Practical scenario: online library

Suppose your API manages books.

A user opens the catalog page. The client calls GET /books?page=1&size=20. The server returns a list envelope with items and meta.

The user adds a new book. The client sends POST /books with title and author. The server creates the record and returns 201 Created plus created object.

The user edits book 12. The client sends PUT /books/12 with full updated state. The server validates fields, updates the record, and returns 200 OK with updated object.

The user tries to open a removed book 99. The client sends GET /books/99. The server returns 404 Not Found with standard error format.

The user deletes book 12. The client sends DELETE /books/12. The server removes it and returns 204 No Content.

This one scenario covers the full REST baseline: resource paths, methods, status codes, list metadata, and consistent errors.

API versioning baseline

Versioning should be explicit from the beginning. A common approach is version in path, for example /api/v1/books.

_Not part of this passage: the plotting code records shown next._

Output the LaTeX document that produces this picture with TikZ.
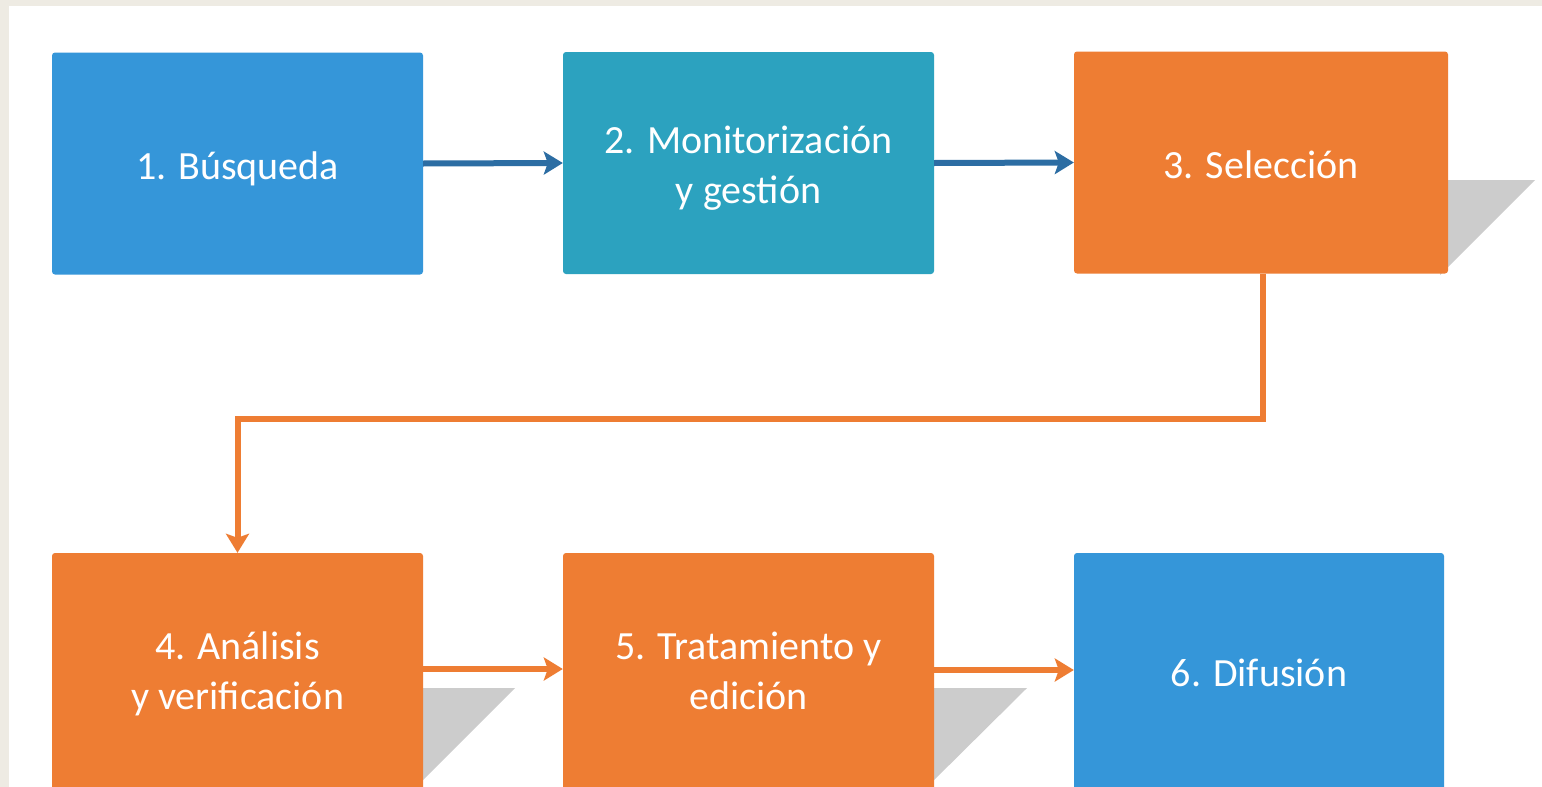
\documentclass[tikz,border=0pt]{standalone}
\usepackage{fontspec}
\setmainfont{Carlito}
\usetikzlibrary{arrows.meta,calc}
\definecolor{beigebg}{HTML}{EEEBE3}
\definecolor{boxblue}{HTML}{3596D9}
\definecolor{boxteal}{HTML}{2CA2BF}
\definecolor{boxorange}{HTML}{EE7D33}
\definecolor{arrowblue}{HTML}{2C6DA3}
\definecolor{shadowgray}{HTML}{CCCCCC}
\tikzset{
  stepbox/.style={rectangle, rounded corners=3pt, minimum width=371pt, inner sep=0pt},
  steptext/.style={text=white, font=\fontsize{40}{50}\selectfont, align=center, inner sep=0pt},
  topbox/.style={stepbox, minimum height=222pt},
  lowbox/.style={stepbox, minimum height=240pt},
  conn/.style={line width=6pt, -{Stealth[length=19pt,width=23pt,inset=4pt]}},
}
\begin{document}
\begin{tikzpicture}[x=1pt,y=-1pt]
\useasboundingbox (0,0) rectangle (1542,787);
\begin{scope}
\clip (0,0) rectangle (1542,787);
\fill[beigebg] (0,0) rectangle (1542,787);
\fill[white] (9,6) rectangle (1542,787);
% shadows
\fill[shadowgray] (1440,180) -- (1535,180) -- (1440,275) -- cycle;
\fill[shadowgray] (415,688) -- (515,688) -- (415,788) -- cycle;
\fill[shadowgray] (926,688) -- (1027,688) -- (926,788) -- cycle;
% boxes
\node[topbox, fill=boxblue] (b1) at (237.5,163.5) {};
\node[topbox, fill=boxteal] (b2) at (748.5,163) {};
\node[topbox, minimum width=374pt, fill=boxorange] (b3) at (1261,162.5) {};
\node[lowbox, fill=boxorange] (b4) at (237.5,673) {};
\node[lowbox, fill=boxorange] (b5) at (748.5,673) {};
\node[lowbox, minimum width=370pt, fill=boxblue] (b6) at (1259,673) {};
% texts
\node[steptext] (t1) at ($(b1.center)+(0,5)$) {1. Búsqueda};
\node[steptext] (t2) at ($(b2.center)+(0,5)$) {2. Monitorización\\y gestión};
\node[steptext] (t3) at ($(b3.center)+(0,2)$) {3. Selección};
\node[steptext] (t4) at ($(b4.center)+(0,1)$) {4. Análisis\\y verificación};
\node[steptext] (t5) at ($(b5.center)+(0,-2.5)$) {5. Tratamiento y\\edición};
\node[steptext] (t6) at (b6.center) {6. Difusión};
% connectors
\draw[conn, arrowblue] (b1.east) -- (b2.west);
\draw[conn, arrowblue] (b2.east) -- (b3.west);
\coordinate (mid) at (750,419);
\draw[conn, boxorange] ([xshift=2pt]b3.south) |- (mid) -| (b4.north);
\draw[conn, boxorange] ($(b4.east)+(0,-4)$) -- ($(b5.west)+(0,-4)$);
\draw[conn, boxorange] ($(b5.east)+(0,-3)$) -- ($(b6.west)+(0,-3)$);
\end{scope}
\end{tikzpicture}
\end{document}
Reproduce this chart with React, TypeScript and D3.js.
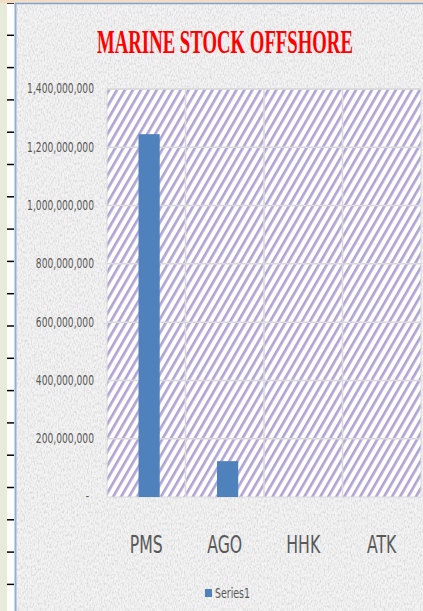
import React, { useEffect, useRef } from 'react';
import * as d3 from 'd3';

const categories = ['PMS', 'AGO', 'HHK', 'ATK'];
const series1 = [1245000000, 123000000, 0, 0];
const yTicks = [0, 200000000, 400000000, 600000000, 800000000, 1000000000, 1200000000, 1400000000];
const seriesName = 'Series1';
const title = 'MARINE STOCK OFFSHORE';

// squeeze a text horizontally around its anchor point so it looks like a narrow font
const squeeze = (el: SVGTextElement, sx: number) => {
  const ax = +(el.getAttribute('x') || 0);
  const ay = +(el.getAttribute('y') || 0);
  el.setAttribute('transform', `translate(${ax},${ay}) scale(${sx},1) translate(${-ax},${-ay})`);
};

const App: React.FC = () => {
  const svgRef = useRef<SVGSVGElement | null>(null);

  useEffect(() => {
    if (!svgRef.current) return;
    const svg = d3.select(svgRef.current);
    svg.selectAll('*').remove();

    const width = 423;
    const height = 611;
    const margin = { top: 89, right: 2, bottom: 114, left: 107 };
    const sans = "'DejaVu Sans Condensed', 'DejaVu Sans', sans-serif";

    const defs = svg.append('defs');

    // grey granite-ish background
    const filter = defs.append('filter').attr('id', 'granite').attr('x', 0).attr('y', 0).attr('width', 1).attr('height', 1);
    filter.append('feTurbulence').attr('type', 'fractalNoise').attr('baseFrequency', '0.7 0.35').attr('numOctaves', 3).attr('seed', 5).attr('result', 'noise');
    filter.append('feColorMatrix').attr('type', 'matrix')
      .attr('values', '0 0 0 0 0.6  0 0 0 0 0.6  0 0 0 0 0.6  0 0 0 -1.6 0.95');
    filter.append('feComposite').attr('in2', 'SourceGraphic').attr('operator', 'in').attr('result', 'spots');
    filter.append('feMerge').call(m => {
      m.append('feMergeNode').attr('in', 'SourceGraphic');
      m.append('feMergeNode').attr('in', 'spots');
    });

    const stripes = defs.append('pattern')
      .attr('id', 'stripes')
      .attr('patternUnits', 'userSpaceOnUse')
      .attr('width', 6.9)
      .attr('height', 6.9)
      .attr('patternTransform', 'rotate(30)');
    stripes.append('rect').attr('width', 6.9).attr('height', 6.9).attr('fill', '#ffffff');
    stripes.append('rect').attr('width', 2.7).attr('height', 6.9).attr('fill', '#b1a4d5');

    // left ruler strip
    svg.append('rect').attr('x', 0).attr('y', 0).attr('width', 7).attr('height', height).attr('fill', '#e6ecd9');
    svg.append('rect').attr('x', 7).attr('y', 0).attr('width', 8).attr('height', height).attr('fill', '#ffffff');
    svg.append('g').selectAll('line')
      .data(d3.range(3, height, 32.3))
      .join('line')
      .attr('x1', 7).attr('x2', 14)
      .attr('y1', d => d).attr('y2', d => d)
      .attr('stroke', '#000').attr('stroke-width', 1.5);
    svg.append('rect').attr('x', 0).attr('y', 0).attr('width', width).attr('height', 3).attr('fill', '#f3dcc4');

    // chart area
    svg.append('rect')
      .attr('x', 15).attr('y', 3).attr('width', width - 15).attr('height', height - 3)
      .attr('fill', '#f3f3f3').attr('filter', 'url(#granite)');
    svg.append('line').attr('x1', 15.5).attr('x2', 15.5).attr('y1', 3).attr('y2', height).attr('stroke', '#8fb0d8').attr('stroke-width', 2);
    svg.append('line').attr('x1', 15).attr('x2', width).attr('y1', 3.5).attr('y2', 3.5).attr('stroke', '#7fa3cf').attr('stroke-width', 1.5);

    const x = d3.scaleBand()
      .domain(categories)
      .range([margin.left, width - margin.right])
      .paddingInner(0.73)
      .paddingOuter(0.365)
      .align(0.55);
    const xGrid = d3.scaleBand().domain(categories).range([margin.left, width - margin.right]);

    const y = d3.scaleLinear()
      .domain([0, 1400000000])
      .range([height - margin.bottom, margin.top]);

    // plot area
    svg.append('rect')
      .attr('x', margin.left).attr('y', margin.top)
      .attr('width', width - margin.right - margin.left)
      .attr('height', y(0) - margin.top)
      .attr('fill', 'url(#stripes)')
      .attr('stroke', '#d9d9d9');

    svg.append('g').selectAll('line')
      .data(yTicks.slice(1))
      .join('line')
      .attr('x1', margin.left).attr('x2', width - margin.right)
      .attr('y1', d => y(d)).attr('y2', d => y(d))
      .attr('stroke', '#d9d9d9').attr('stroke-width', 1.5);

    svg.append('g').selectAll('line')
      .data(categories.slice(1))
      .join('line')
      .attr('x1', d => xGrid(d) as number).attr('x2', d => xGrid(d) as number)
      .attr('y1', margin.top).attr('y2', y(0))
      .attr('stroke', '#d9d9d9').attr('stroke-width', 1.5);

    // bars
    svg.append('g').selectAll('rect')
      .data(categories.map((c, i) => ({ c, v: series1[i] })))
      .join('rect')
      .attr('x', d => x(d.c) as number)
      .attr('y', d => y(d.v))
      .attr('width', x.bandwidth())
      .attr('height', d => y(0) - y(d.v))
      .attr('fill', '#4f81bd');

    // y axis labels
    const fmt = d3.format(',');
    const yLabels = svg.append('g').selectAll<SVGTextElement, number>('text')
      .data(yTicks)
      .join('text')
      .attr('x', d => (d === 0 ? 89 : 94))
      .attr('y', d => y(d) + 4.5)
      .attr('text-anchor', 'end')
      .attr('font-family', sans)
      .attr('font-size', 13.5)
      .attr('fill', '#595959')
      .text(d => (d === 0 ? '-' : fmt(d)));
    const widest = yLabels.nodes()[yLabels.nodes().length - 1].getComputedTextLength();
    const ySx = 67 / widest;
    yLabels.each(function () { squeeze(this, ySx); });

    // category labels
    const catLabels = svg.append('g').selectAll<SVGTextElement, string>('text')
      .data(categories)
      .join('text')
      .attr('x', d => (xGrid(d) as number) + xGrid.bandwidth() / 2)
      .attr('y', 553)
      .attr('text-anchor', 'middle')
      .attr('font-family', sans)
      .attr('font-size', 24)
      .attr('fill', '#595959')
      .text(d => d);
    const cSx = 33 / catLabels.nodes()[0].getComputedTextLength();
    catLabels.each(function () { squeeze(this, cSx); });

    // title
    const t = svg.append('text')
      .attr('x', 225).attr('y', 53)
      .attr('text-anchor', 'middle')
      .attr('font-family', "'Liberation Serif', 'DejaVu Serif', serif")
      .attr('font-weight', 'bold')
      .attr('font-size', 34)
      .attr('fill', '#ff0000')
      .text(title);
    const tNode = t.node() as SVGTextElement;
    squeeze(tNode, 256 / tNode.getComputedTextLength());

    // legend
    const lg = svg.append('g');
    lg.append('rect').attr('x', 205).attr('y', 589).attr('width', 7).attr('height', 8).attr('fill', '#4f81bd');
    const lt = lg.append('text')
      .attr('x', 215).attr('y', 598)
      .attr('font-family', sans)
      .attr('font-size', 13.5)
      .attr('fill', '#595959')
      .text(seriesName);
    const ltNode = lt.node() as SVGTextElement;
    squeeze(ltNode, 35 / ltNode.getComputedTextLength());
  }, []);

  return (
    <svg ref={svgRef} width="423" height="611" style={{ position: 'absolute', left: 0, top: 0, display: 'block' }}></svg>
  );
};

export default App;
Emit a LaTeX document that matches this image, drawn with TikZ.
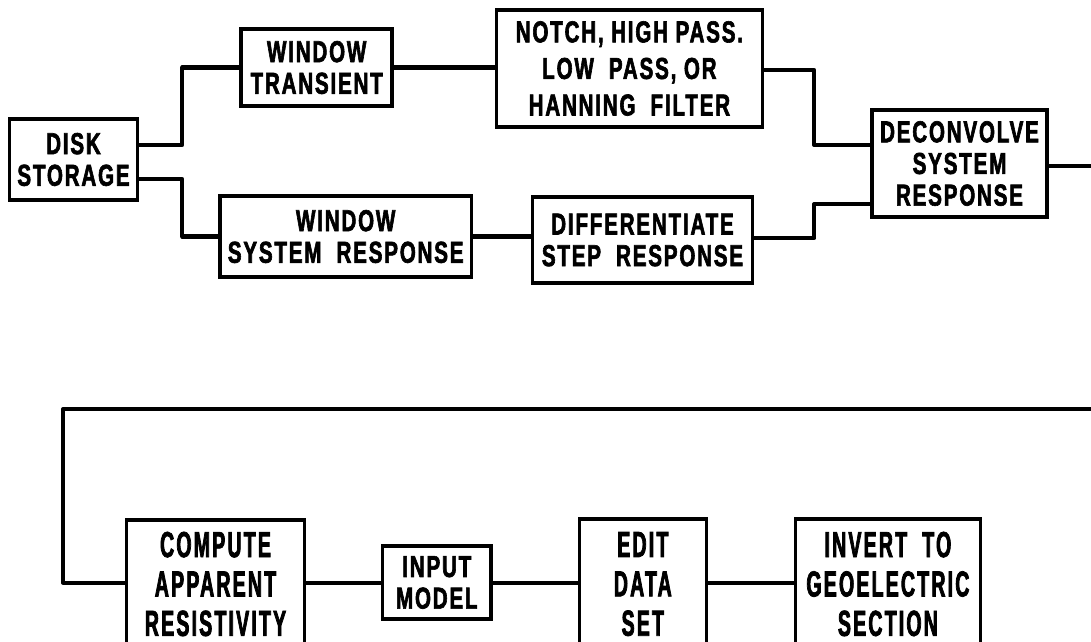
\documentclass[tikz,border=0pt]{standalone}
\usepackage{fontspec}
\newfontfamily\boxfont{Liberation Sans}[FakeStretch=0.68,LetterSpace=6,BoldFeatures={FakeBold=2}]
\newfontfamily\lowfont{Liberation Sans}[FakeStretch=0.54,LetterSpace=6,BoldFeatures={FakeBold=2}]
\usetikzlibrary{positioning}

\begin{document}
\begin{tikzpicture}[
  x=0.01cm, y=-0.01cm,
  stage/.style={draw=black, line width=1pt, fill=white, align=center, inner sep=0pt,
    font=\boxfont\bfseries\fontsize{8.6}{9}\selectfont},
  stagebig/.style={stage, font=\lowfont\bfseries\fontsize{10.3}{11.2}\selectfont},
  wire/.style={line width=1.15pt, line join=round}
]

  \useasboundingbox (0,0) rectangle (1091,641);
  \clip (0,0) rectangle (1091,641);

  % upper chain
  \node[stage, minimum width=1.28cm, minimum height=0.81cm] (disk) at (73.5,159.5) {DISK\\STORAGE};
  \node[stage, minimum width=1.51cm, minimum height=0.77cm] (wtrans) at (316.7,67.5) {WINDOW\\TRANSIENT};
  \node[stage, minimum width=2.51cm, minimum height=0.81cm] (wsys) at (345.7,236.5) {WINDOW\\SYSTEM\ \ RESPONSE};
  \node[stage, minimum width=2.66cm, minimum height=1.17cm, font=\boxfont\bfseries\fontsize{8.6}{10.4}\selectfont]
    (filter) at (629.4,68.5) {NOTCH, HIGH PASS.\\LOW\ \ PASS, OR\\HANNING\ \ FILTER};
  \node[stage, minimum width=2.20cm, minimum height=0.86cm] (diff) at (642.5,240) {DIFFERENTIATE\\STEP\ \ RESPONSE};
  \node[stage, minimum width=1.75cm, minimum height=1.07cm] (decon) at (959.5,163.5) {DECONVOLVE\\SYSTEM\\RESPONSE};

  % lower chain (boxes run off the bottom edge)
  \node[stagebig, minimum width=1.78cm, minimum height=1.28cm] (compute) at (215.5,584) {COMPUTE\\APPARENT\\RESISTIVITY};
  \node[stage, minimum width=1.085cm, minimum height=0.73cm] (input) at (436.8,582.5) {INPUT\\MODEL};
  \node[stagebig, minimum width=1.27cm, minimum height=1.30cm] (edit) at (642.8,584) {EDIT\\DATA\\SET};
  \node[stagebig, minimum width=1.85cm, minimum height=1.30cm] (invert) at (887.9,584) {INVERT\ \ TO\\GEOELECTRIC\\SECTION};

  \coordinate (outA) at (1095,166);
  \coordinate (inB) at (1095,409);
  \coordinate (turn) at (63,409);

  % connectors
  \draw[wire] ([yshift=0.145cm]disk.east) -- ++(43,0) |- (wtrans.west);
  \draw[wire] ([yshift=-0.195cm]disk.east) -- ++(43,0) |- (wsys.west);
  \draw[wire] (wtrans.east) -- (wtrans.east -| filter.west);
  \draw[wire] (wsys.east) -- (wsys.east -| diff.west);
  \draw[wire] ([yshift=-0.015cm]filter.east) -- ++(50,0) |- ([yshift=0.185cm]decon.west);
  \draw[wire] ([yshift=0.02cm]diff.east) -- ++(60,0) |- ([yshift=-0.405cm]decon.west);
  \draw[wire] (decon.east |- outA) -- (outA);

  \draw[wire] (inB) -- (turn) |- (input.west -| compute.west);
  \draw[wire] (input.west -| compute.east) -- (input.west);
  \draw[wire] (input.east) -- (input.east -| edit.west);
  \draw[wire] (input.east -| edit.east) -- (input.east -| invert.west);

\end{tikzpicture}
\end{document}
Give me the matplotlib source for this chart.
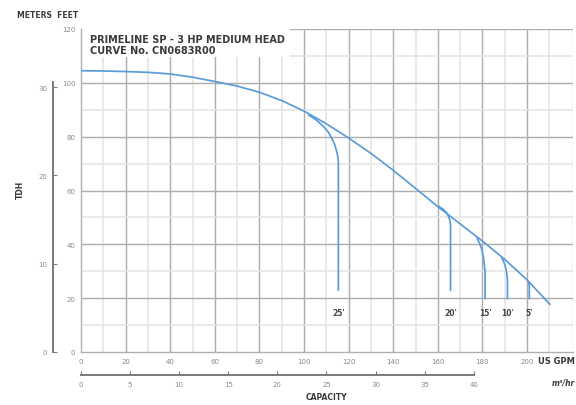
import matplotlib
matplotlib.use("Agg")
import matplotlib.pyplot as plt
from matplotlib.patches import Rectangle

# ---- data (US GPM vs feet) ----
main_gpm = [0, 10, 20, 30, 40, 50, 60, 70, 80, 90, 100, 110, 120, 130, 140, 150, 160, 170, 180, 190, 200, 210.5]
main_ft = [104.5, 104.4, 104.2, 103.9, 103.3, 102.1, 100.5, 98.8, 96.5, 93.4, 89.5, 84.8, 79.5, 73.8, 67.5, 60.8, 54.0, 47.6, 41.2, 34.4, 26.8, 17.5]

b25_gpm = [101.9, 105.5, 108.7, 110.8, 112.4, 113.8, 114.6, 115.2, 115.4, 115.4]
b25_ft = [88.1, 86.2, 83.8, 81.8, 79.5, 77.0, 74.6, 72.5, 70.5, 22.7]
b20_gpm = [160.2, 162.3, 164.0, 165.0, 165.5, 165.7, 165.7]
b20_ft = [54.2, 53.1, 51.7, 50.0, 48.5, 47.0, 22.7]
b15_gpm = [177.4, 178.7, 179.7, 180.4, 180.9, 181.2, 181.2]
b15_ft = [42.5, 40.4, 38.1, 35.2, 32.0, 29.5, 19.6]
b10_gpm = [188.6, 189.6, 190.4, 190.9, 191.2, 191.2]
b10_ft = [35.0, 33.4, 31.4, 29.2, 27.0, 19.6]
b5_gpm = [200.6, 200.9, 201.0, 201.0]
b5_ft = [26.4, 25.0, 23.9, 19.6]

branch_labels = ["25'", "20'", "15'", "10'", "5'"]
label_gpm = [115.4, 165.7, 181.2, 191.2, 201.0]

feet_ticks = [0, 20, 40, 60, 80, 100, 120]
gpm_ticks = [0, 20, 40, 60, 80, 100, 120, 140, 160, 180, 200]
meter_ticks = [0, 10, 20, 30]
m3h_ticks = [0, 5, 10, 15, 20, 25, 30, 35, 40]

title_lines = "PRIMELINE SP - 3 HP MEDIUM HEAD\nCURVE No. CN0683R00"

FT_PER_M = 3.28084
M3H_PER_GPM = 0.227125

W, H = 576, 406
fig = plt.figure(figsize=(W / 100, H / 100), dpi=100)
fig.patch.set_facecolor("white")

L, R, T, B = 81, 573, 30, 353
ax = fig.add_axes([L / W, 1 - B / H, (R - L) / W, (B - T) / H])
ax.set_xlim(0, 220.6)
ax.set_ylim(0, 120)

blue = "#5b9bd8"
txt_gray = "#8a8a8a"
dark = "#3a3a3a"

# grid
for g in range(10, 211, 10):
    major = (g % 20 == 0)
    ax.axvline(g, color="#adadad" if major else "#e3e3e3", lw=1.0 if major else 1.1, zorder=1)
ax.axvline(220.4, color="#d5d5d5", lw=1.0, zorder=1)
for f in range(10, 121, 10):
    major = (f % 20 == 0)
    ax.axhline(f, color="#adadad" if major else "#e3e3e3", lw=1.0 if major else 1.1, zorder=1)

for s in ["top", "right"]:
    ax.spines[s].set_visible(False)
for s in ["left", "bottom"]:
    ax.spines[s].set_color("#b0b0b0")
    ax.spines[s].set_linewidth(1.0)

ax.set_xticks(gpm_ticks)
ax.set_yticks(feet_ticks)
ax.tick_params(length=0, labelsize=5, colors=txt_gray, pad=4)

# title box
ax.add_patch(Rectangle((0, 109.6), 93.7, 10.4, facecolor="white", edgecolor="none", zorder=2))
ax.text(4, 118, title_lines, fontsize=7, fontweight="bold", color=dark,
        va="top", ha="left", linespacing=1.1, zorder=3)

# curves
ax.plot(main_gpm, main_ft, color=blue, lw=1.25, zorder=4, solid_capstyle="butt")
for xs, ys in [(b25_gpm, b25_ft), (b20_gpm, b20_ft), (b15_gpm, b15_ft),
               (b10_gpm, b10_ft), (b5_gpm, b5_ft)]:
    ax.plot(xs, ys, color=blue, lw=1.25, zorder=4, solid_capstyle="butt")

for lab, g in zip(branch_labels, label_gpm):
    ax.text(g, 14.8, lab, fontsize=5.5, fontweight="bold", color="#444444",
            ha="center", va="center", zorder=4)

# meters axis
axm = fig.add_axes([53 / W, 1 - B / H, 0.0001, (B - T) / H])
axm.set_ylim(0, 120 / FT_PER_M)
axm.set_xlim(0, 1)
for s in ["top", "right", "bottom"]:
    axm.spines[s].set_visible(False)
axm.spines["left"].set_color("#7a7a7a")
axm.spines["left"].set_linewidth(1.4)
axm.spines["left"].set_bounds(0, 30.6)
axm.set_xticks([])
axm.set_yticks(meter_ticks)
axm.tick_params(axis="y", direction="in", length=3, width=0.8, color="#7a7a7a",
                labelsize=5, labelcolor=txt_gray, pad=4)
axm.patch.set_visible(False)

# capacity m3/h axis
ay = 376
axc = fig.add_axes([L / W, 1 - ay / H, (R - L) / W, 0.0001])
axc.set_xlim(0, 220.6 * M3H_PER_GPM)
axc.set_ylim(0, 1)
for s in ["top", "right", "left"]:
    axc.spines[s].set_visible(False)
axc.spines["bottom"].set_color("#7a7a7a")
axc.spines["bottom"].set_linewidth(1.4)
axc.spines["bottom"].set_bounds(0, 40)
axc.set_yticks([])
axc.set_xticks(m3h_ticks)
axc.tick_params(axis="x", direction="in", length=3, width=0.8, color="#7a7a7a",
                labelsize=5, labelcolor=txt_gray, pad=4)
axc.patch.set_visible(False)

# labels
fig.text(17 / W, 1 - 16 / H, "METERS  FEET", fontsize=5.5, fontweight="bold", color=dark,
         ha="left", va="center")
fig.text(20 / W, 1 - 190 / H, "TDH", fontsize=5.5, fontweight="bold", color=dark,
         ha="center", va="center", rotation=90)
fig.text(326 / W, 1 - 398 / H, "CAPACITY", fontsize=5.5, fontweight="bold", color=dark,
         ha="center", va="center")
fig.text(538 / W, 1 - 362 / H, "US GPM", fontsize=6, fontweight="bold", color=dark,
         ha="left", va="center")
fig.text(552 / W, 1 - 383 / H, "m\u00b3/hr", fontsize=5.5, fontweight="bold", style="italic",
         color=dark, ha="left", va="center")

fig.savefig("out.png", dpi=100, facecolor="white")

Why this is useful: when you need breaking changes later, you can introduce /api/v2 without forcing every existing client to migrate immediately.

REST best practices checklist

  • Use noun-based resource paths.
  • Keep naming style consistent (lowercase, plural collections).
  • Do not use verbs in URLs.
  • Use methods according to HTTP semantics.
  • Return meaningful status codes for each scenario.
  • Keep response and error formats consistent.
  • Use query parameters for filtering, sorting, and pagination.
  • Keep URL nesting moderate.
  • Add API version prefix before public growth.

Common mistakes to avoid

A frequent mistake is building RPC-like endpoints (/run, /execute, /process) for all operations. This hides resource model and complicates integrations.

Another mistake is inconsistent error handling, where one endpoint returns structured validation errors and another returns plain text. Client logic then becomes fragmented.

Another mistake is uncontrolled path growth, with deep routes for every relation. This reduces readability and increases coupling between client and server internals.

REST does not require a large framework to start correctly. It requires consistent decisions at API contract level. If you keep those decisions stable, the system stays easier to extend and support over time.